Instructions to follow: Retype, please, the listing from its opening line through the line that contains "XAxis, YAxis, CartesianGrid", both included, without the pictures.

Given data:
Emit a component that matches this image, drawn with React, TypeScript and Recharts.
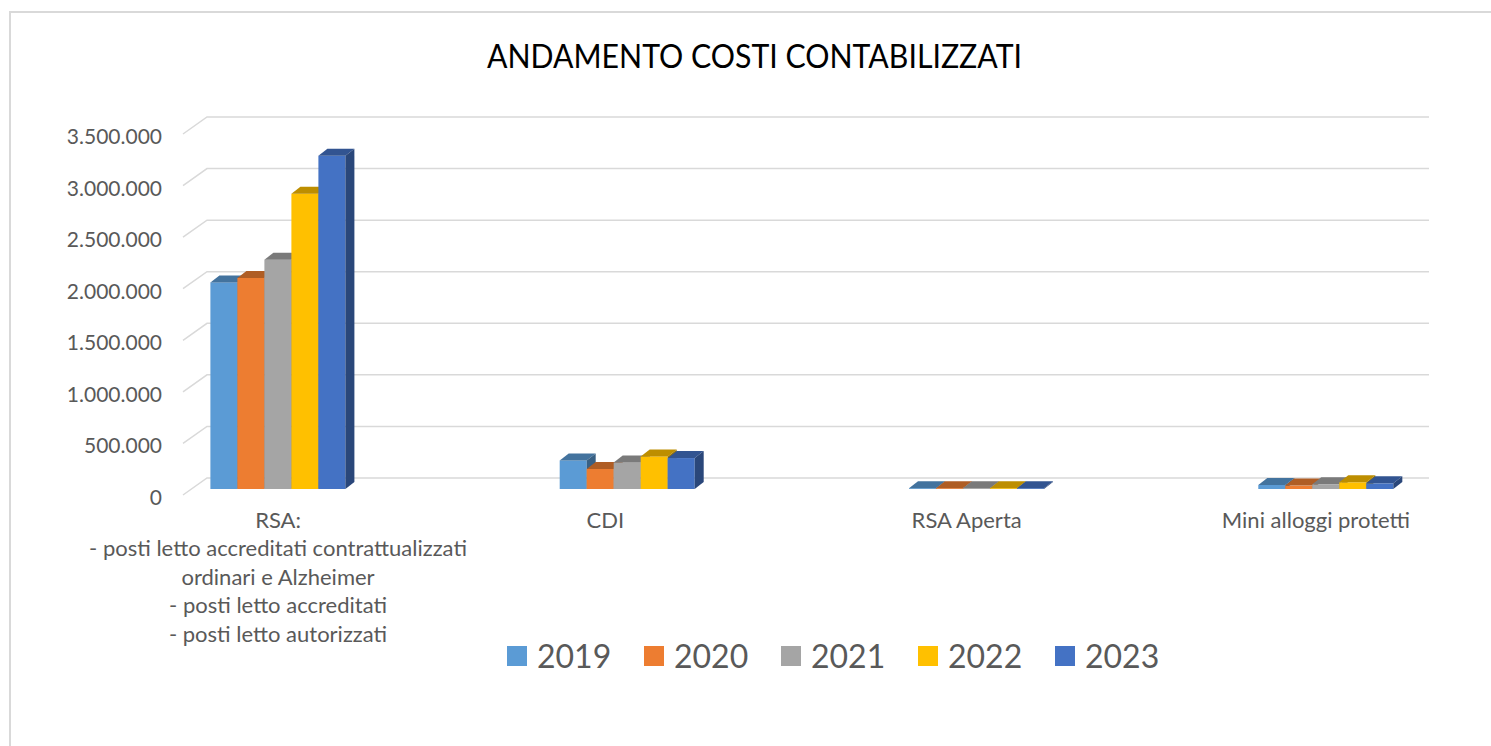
import React from "react";
import { BarChart, Bar, XAxis, YAxis, CartesianGrid } from "recharts";

// categories + multi-line axis labels
const categories = ["RSA", "CDI", "RSA Aperta", "Mini alloggi protetti"];
const categoryLabels = [
  [
    "RSA:",
    "- posti letto accreditati contrattualizzati",
    "ordinari e Alzheimer",
    "- posti letto accreditati",
    "- posti letto autorizzati",
  ],
  ["CDI"],
  ["RSA Aperta"],
  ["Mini alloggi protetti"],
];

const years = ["2019", "2020", "2021", "2022", "2023"];
const v2019 = [2003000, 277000, 6000, 39000];
const v2020 = [2046000, 194000, 5000, 33000];
const v2021 = [2223000, 258000, 6000, 45000];
const v2022 = [2863000, 316000, 7000, 65000];
const v2023 = [3231000, 300000, 6000, 55000];
const yTicks = [0, 500000, 1000000, 1500000, 2000000, 2500000, 3000000, 3500000];

const COLORS = ["#5b9bd5", "#ed7d31", "#a5a5a5", "#ffc000", "#4472c4"];
const TEXT = "#595959";
const FONT = "Lato, 'Open Sans', sans-serif";
// small horizontal nudges for the category labels (excel puts them a bit off the bars)
const LABEL_NUDGE = [0, -22, -10, -10];

const seriesValues = [v2019, v2020, v2021, v2022, v2023];
const data = categories.map((name, i) => {
  const row: Record<string, string | number> = { name };
  years.forEach((yr, s) => (row[yr] = seriesValues[s][i]));
  return row;
});

function shade(hex: string, k: number) {
  const n = parseInt(hex.slice(1), 16);
  const r = Math.round(((n >> 16) & 255) * k);
  const g = Math.round(((n >> 8) & 255) * k);
  const b = Math.round((n & 255) * k);
  return `rgb(${r},${g},${b})`;
}

const fmt = (v: number) => String(v).replace(/\B(?=(\d{3})+(?!\d))/g, ".");

// fake 3d column: front, top and right side
const DX = 9;
const DY = 7;
function Bar3D(props: any) {
  const { x, y, width, height, color } = props;
  if (x == null || y == null) return null;
  const h = Math.max(height, 0.8);
  const yy = y + height - h;
  return (
    <g>
      <rect x={x} y={yy} width={width} height={h} fill={color} />
      <polygon
        points={`${x},${yy} ${x + DX},${yy - DY} ${x + width + DX},${yy - DY} ${x + width},${yy}`}
        fill={shade(color, 0.74)}
      />
      <polygon
        points={`${x + width},${yy} ${x + width + DX},${yy - DY} ${x + width + DX},${yy + h - DY} ${x + width},${yy + h}`}
        fill={shade(color, 0.62)}
      />
    </g>
  );
}

function GridLine(props: any) {
  const { y1 } = props;
  return (
    <polyline
      points={`183,${y1 + 6} 207,${y1 - 11} 1429,${y1 - 11}`}
      fill="none"
      stroke="#d9d9d9"
      strokeWidth={1.5}
    />
  );
}

function YTick(props: any) {
  const { y, payload } = props;
  return (
    <text x={162} y={y + 7.5} textAnchor="end" dominantBaseline="central" fill={TEXT} fontSize={21} fontFamily={FONT}>
      {fmt(payload.value)}
    </text>
  );
}

function XTick(props: any) {
  const { x, index } = props;
  const lines = categoryLabels[index] || [];
  const cx = x + (LABEL_NUDGE[index] || 0);
  return (
    <text x={cx} y={528} textAnchor="middle" fill={TEXT} fontSize={22} fontFamily={FONT}>
      {lines.map((l, i) => (
        <tspan key={i} x={cx} dy={i === 0 ? 0 : 28.4}>
          {l}
        </tspan>
      ))}
    </text>
  );
}

export default function App() {
  return (
    <div style={{ position: "absolute", left: 0, top: 0, width: 1491, height: 746, overflow: "hidden", background: "#fff" }}>
      <div
        style={{
          position: "absolute",
          left: 9,
          top: 11,
          right: -5,
          bottom: -5,
          borderLeft: "2px solid #d9d9d9",
          borderTop: "2px solid #d9d9d9",
        }}
      />
      <svg style={{ position: "absolute", left: 0, top: 0 }} width={1491} height={100}>
        <text
          x={754.5}
          y={68}
          textAnchor="middle"
          fontSize={32}
          fontFamily={FONT}
          fill="#000"
          textLength={535}
          lengthAdjust="spacingAndGlyphs"
        >
          ANDAMENTO COSTI CONTABILIZZATI
        </text>
      </svg>
      <div style={{ position: "absolute", left: 0, top: 0 }}>
        <BarChart
          width={1510}
          height={746}
          data={data}
          margin={{ top: 128, right: 9.4, left: 102.4, bottom: 227 }}
          barGap={0}
          barSize={27}
        >
          <CartesianGrid vertical={false} horizontal={(p: any) => <GridLine key={`g${p.index}`} {...p} />} />
          <XAxis dataKey="name" axisLine={false} tickLine={false} height={30} tick={<XTick />} interval={0} />
          <YAxis
            width={1}
            domain={[0, 3500000]}
            ticks={yTicks}
            axisLine={false}
            tickLine={false}
            tick={<YTick />}
            interval={0}
          />
          {years.map((yr, s) => (
            <Bar
              key={yr}
              dataKey={yr}
              fill={COLORS[s]}
              isAnimationActive={false}
              shape={(p: any) => <Bar3D {...p} color={COLORS[s]} />}
            />
          ))}
        </BarChart>
      </div>
      <div
        style={{
          position: "absolute",
          left: 507,
          top: 634,
          display: "flex",
          fontFamily: FONT,
          fontSize: 32,
          color: TEXT,
          lineHeight: "44px",
        }}
      >
        {years.map((yr, s) => (
          <div key={yr} style={{ width: 137, display: "flex", alignItems: "center" }}>
            <span style={{ width: 20, height: 20, background: COLORS[s], marginRight: 10, display: "inline-block" }} />
            <span>{yr}</span>
          </div>
        ))}
      </div>
    </div>
  );
}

The answer:
Emit a component that matches this image, drawn with React, TypeScript and Recharts.
import React from "react";
import { BarChart, Bar, XAxis, YAxis, CartesianGrid } from "recharts";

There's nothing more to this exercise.